[The Influence of Sea Power Upon History, 1660-1783 by A. T. Mahan]@TWC D-Link bookThe Influence of Sea Power Upon History, 1660-1783 CHAPTER VIII 4/87
What France thus surrendered was in extent and population an empire, and the mortification of French historians has branded the concession as ignominious; but how could the country have been held, with the English navy cutting off the eagerly desired reinforcements? In North America, the declaration of peace was followed by renewed agitation, which sprang from and betokened the deep feeling and keen sense of the situation had by the colonists and local authorities on either side.
The Americans held to their points with the stubbornness of their race.

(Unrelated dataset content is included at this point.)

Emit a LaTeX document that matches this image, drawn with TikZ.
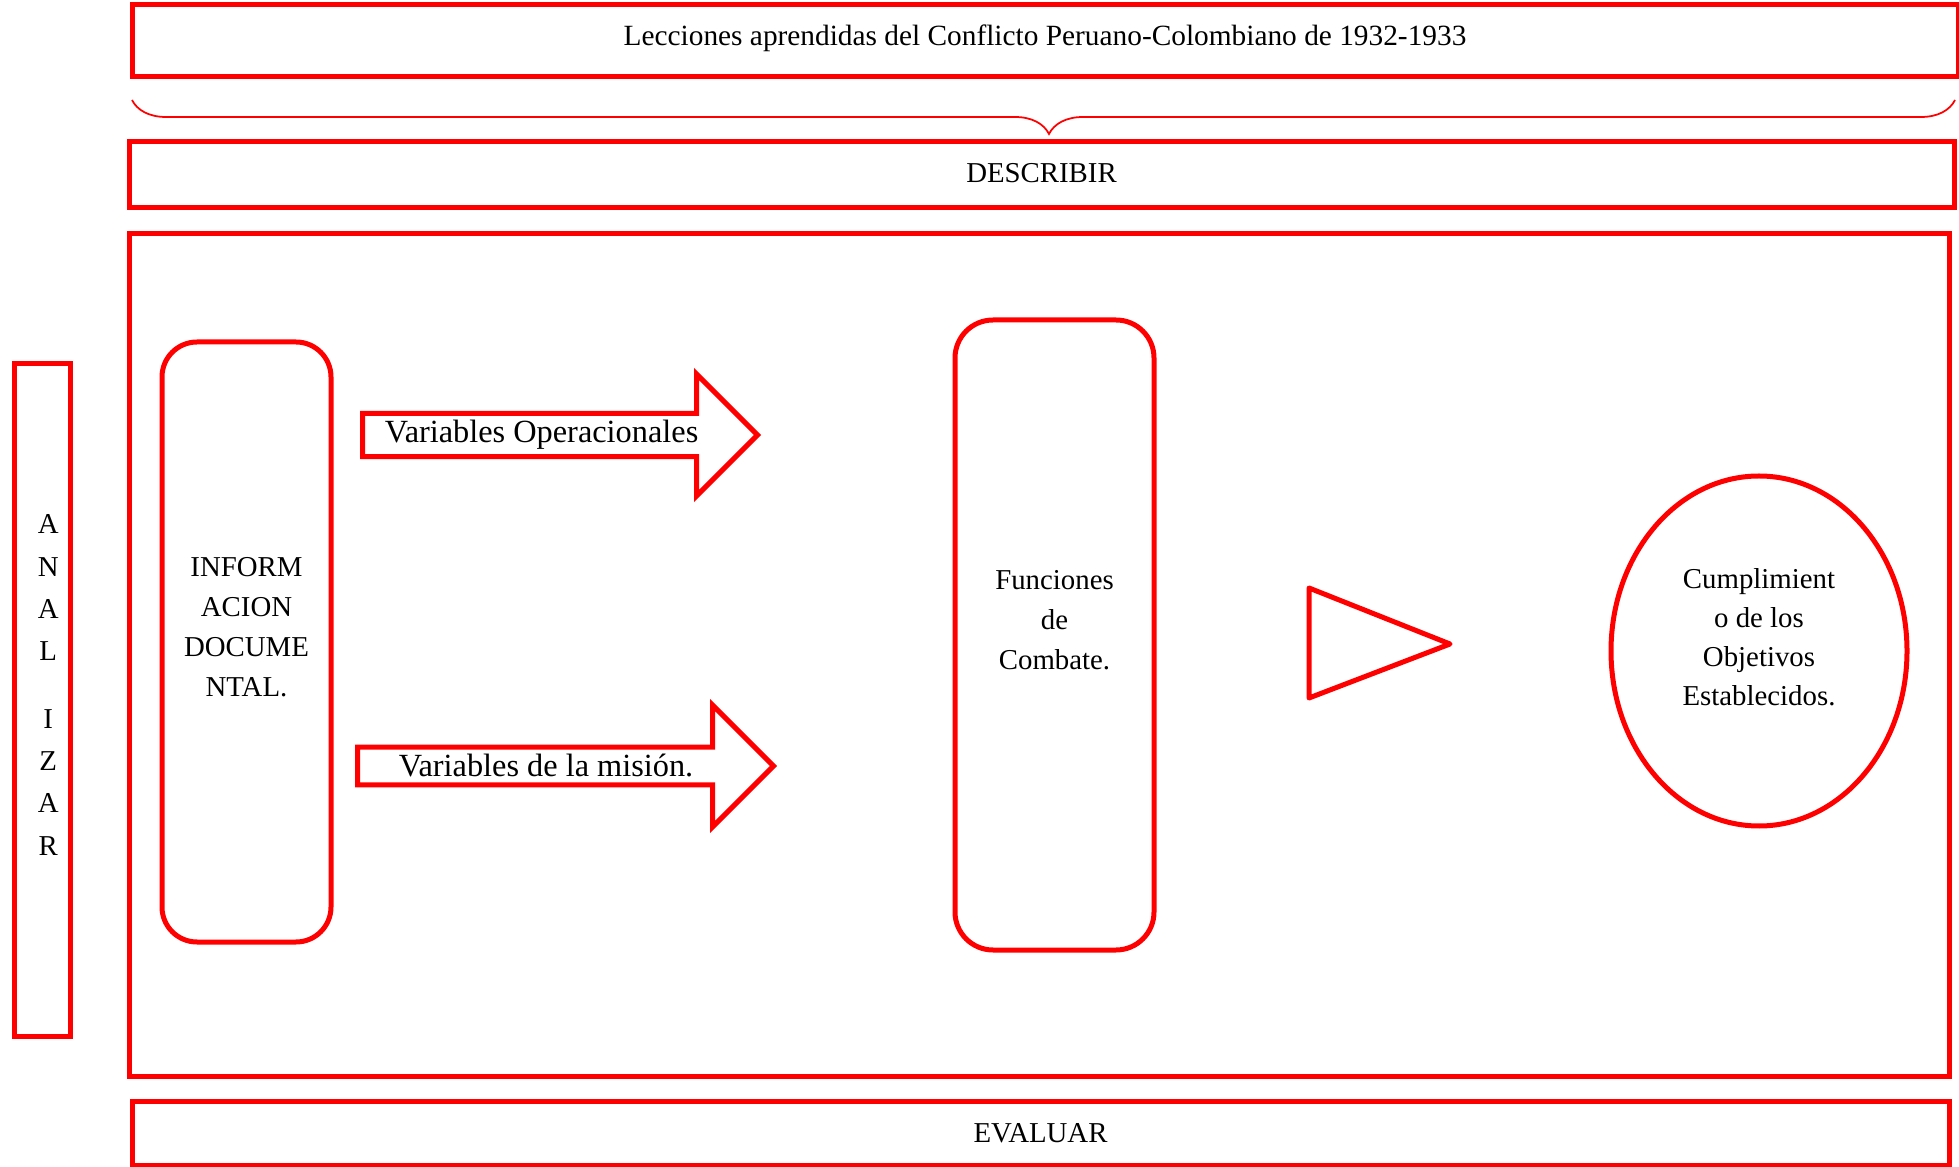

"There is no repose for our thirteen colonies," wrote Franklin, "so long as the French are masters of Canada." The rival claims to the central unsettled region, which may accurately enough be called the valley of the Ohio, involved, if the English were successful, the military separation of Canada from Louisiana; while on the other hand, occupation by the French, linking the two extremes of their acknowledged possessions, would shut up the English colonists between the Alleghany Mountains and the sea.
The issues were apparent enough to leading Americans of that day, though they were more far-reaching than the wisest of them could have foreseen; there is room for curious speculation as to the effect, not only upon America, but upon the whole world, if the French government had had the will, and the French people the genius, effectively to settle and hold the northern and western regions which they then claimed.
But while Frenchmen upon the spot saw clearly enough the coming contest and the terrible disadvantage of unequal numbers and inferior navy under which Canada must labor, the home government was blind alike to the value of the colony and to the fact that it must be fought for; while the character and habits of the French settlers, lacking in political activity and unused to begin and carry through measures for the protection of their own interests, did not remedy the neglect of the mother-country.